We might have thought the diseases associated with ticks - Lyme, babesiosis, erlicheosis, et al - would have discouraged some of the braver ones who said, in effect, to hell with these pesky ticks. But, no.
The Island's rodents, durable co-inhabitants who sportingly outwit all rodent control efforts, have pitched in with tularemia, and you would have thought news of the threat of that sort of infection would have spoiled the place a bit for the visiting hordes. Nope.
Not that anyone hoped that visitors would contract these diseases. Not a bit.

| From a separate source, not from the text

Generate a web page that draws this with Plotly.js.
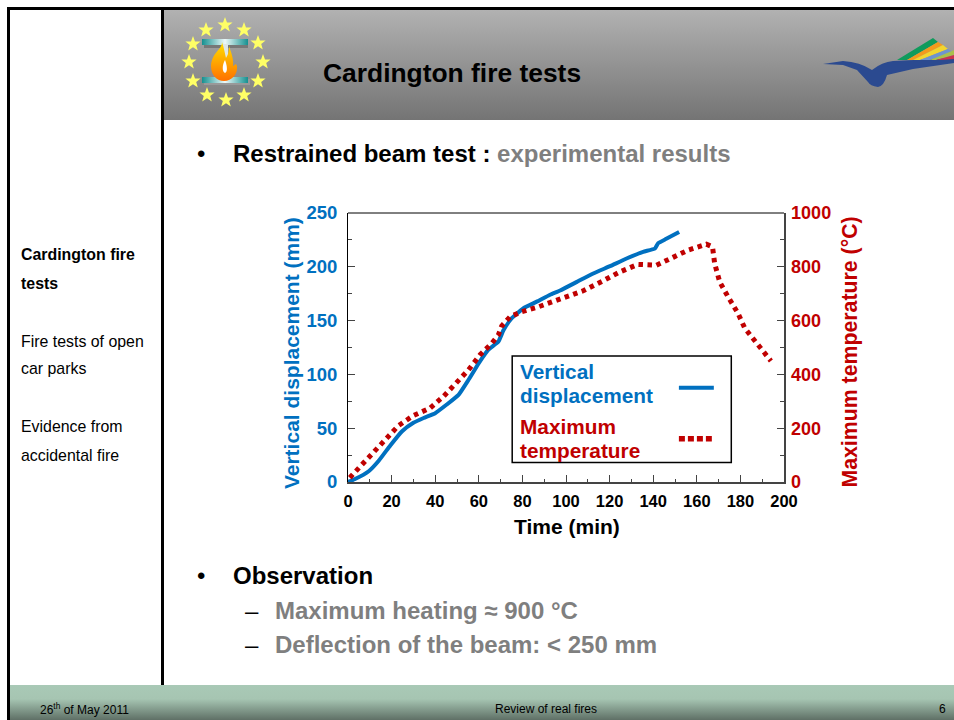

But some folks, enamored of even the nastiest of God's critters, have taken note of the, well, reverse publicity value they offer as semi-hidden dissuaders. Wouldn't want to harm such valuable pests, each and every one a link in the food chain.
Plus, there is the West Nile virus, discovered for the first time in a dead crow who was a resident of Vineyard Haven. Come on, it's not as if this crow never left town, never visited Oak Bluffs or Edgartown for a beer, or even Chilmark to watch the summer sunset. It's a regional problem, as some folks like to say. Crowing about this sort of potential health risk ought to discourage some of the pilgrims who might otherwise have hopped an expensive ferry - another discouragement, by the way, that hasn't panned out - for a trip to the summer isle. And, swine flu. We've got swine.
And, how about great white sharks, in Vineyard Sound and in deeper water south of the Vineyard? We're the monster shark tourney capital of the world, for crying out loud. There ought to be some discouragement in that. But, no.
I've often thought that the great white could serve some useful purpose, perhaps become a sort of perverse Martha's Vineyard mascot, the symbol of what's awaiting August visitors to the Island where the stars vacation. Besides the high prices, I mean.
We could replace that old seagull flag with one that features a smiling great white. Just a hint of a smile. A corona around him would feature images of ticks, deer, swine, crows, town zoning bylaw pamphlets. And, beneath the image, "If the ticks don't get you, the great white will."